La nature systématique des allégations de graves abus faites par les accusés est mise en évidence par les similitudes entre les huit affaires, ont déclaré Human Rights Watch et l’Institut de Bahreïn pour les droits et la démocratie. La plupart des actes de torture et des mauvais traitements auraient eu lieu dans deux centres, respectivement de la Direction des enquêtes criminelles du ministère de l’Intérieur, et de l’Académie royale de police, située près de la prison de Jau à Bahreïn. Il existe également des similitudes dans les méthodes de torture et de mauvais traitements décrites par les huit accusés.
En outre, trois des 26 condamnés à mort ont été reconnus coupables d’infractions liées à la drogue, malgré l’affirmation de Bahreïn selon laquelle le pays « applique [les condamnations à mort] uniquement comme peine pour des infractions extrêmement graves, telles que le meurtre avec préméditation ».

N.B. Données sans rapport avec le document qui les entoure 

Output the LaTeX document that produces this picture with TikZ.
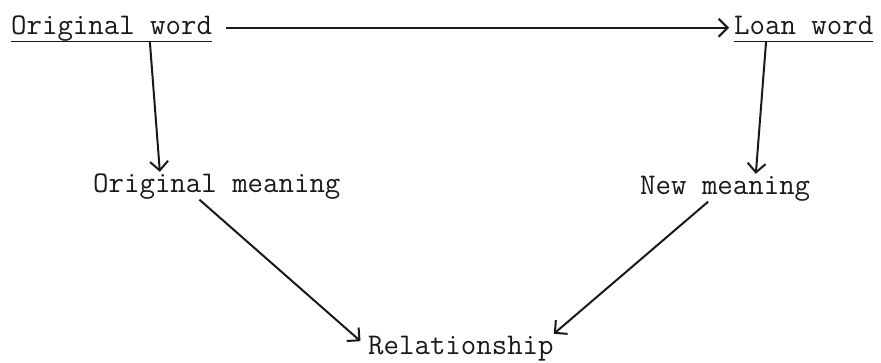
\documentclass[tikz,border=0pt]{standalone}
\usepackage{fontspec}
\usetikzlibrary{arrows.meta,positioning,calc}
\definecolor{Ink}{RGB}{25,25,25}
\tikzset{
  wbase/.style={inner sep=0pt,text=Ink,font=\ttfamily\fontsize{30}{36}\selectfont,text height=21pt,text depth=6.5pt},
  wterm/.style={wbase,anchor=base west},
  wline/.style={draw=Ink,line width=1.6pt},
  warr/.style={-{Straight Barb[length=9pt,width=18pt]},line width=2pt,draw=Ink}
}
\begin{document}
\begin{tikzpicture}[x=1pt,y=-1pt]
\useasboundingbox (0,0) rectangle (881,363);
\node[wterm] (orig) at (11,35) {Original word};
\node[wterm] (loan) at (734,35) {Loan word};
\node[wterm] (omean) at (93,193) {Original meaning};
\node[wterm] (nmean) at (640,195) {New meaning};
\node[wterm] (rel) at (368,355) {Relationship};
\draw[wline] (orig.south west) -- (orig.south east);
\draw[wline] (loan.south west) -- (loan.south east);
\draw[warr] ([xshift=14pt]orig.east) -- ([xshift=-5pt]loan.west);
\draw[warr] ($(orig.south west)!0.69!(orig.south east)$) -- ($(omean.north west)!0.27!(omean.north east)$);
\draw[warr] ($(loan.south west)!0.23!(loan.south east)$) -- ($(nmean.north west)!0.68!(nmean.north east)$);
\draw[warr,shorten >=10pt] ($(omean.south west)!0.43!(omean.south east)$) -- (rel.west);
\draw[warr] ($(nmean.south west)!0.40!(nmean.south east)$) -- (rel.north east);
\end{tikzpicture}
\end{document}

Le roi Hamad devrait commuer toutes les condamnations à mort en cours, à commencer par celles concernant des accusés dont les aveux auraient été extorqués sous la contrainte, et ceux qui ont été condamnés à mort pour des crimes autres que les crimes les plus graves, ont déclaré Human Rights Watch et l’Institut bahreïni pour les droits et la démocratie. Bahreïn devrait officiellement rétablir le moratoire de facto sur les exécutions judiciaires et prendre des mesures pour mettre formellement fin à l’application de la peine de mort en toutes circonstances. Le roi devrait également mettre en place une commission indépendante chargée d’enquêter et de rendre compte publiquement des violations de l’interdiction de la torture par des agents de sécurité et judiciaires.
Les gouvernements des États-Unis et du Royaume-Uni, ainsi que l’Union européenne et ses États membres, devraient exhorter Bahreïn, par les voies publiques et diplomatiques, à mettre fin à toutes les exécutions et à enquêter sérieusement sur les allégations de torture et les violations du droit à un procès équitable.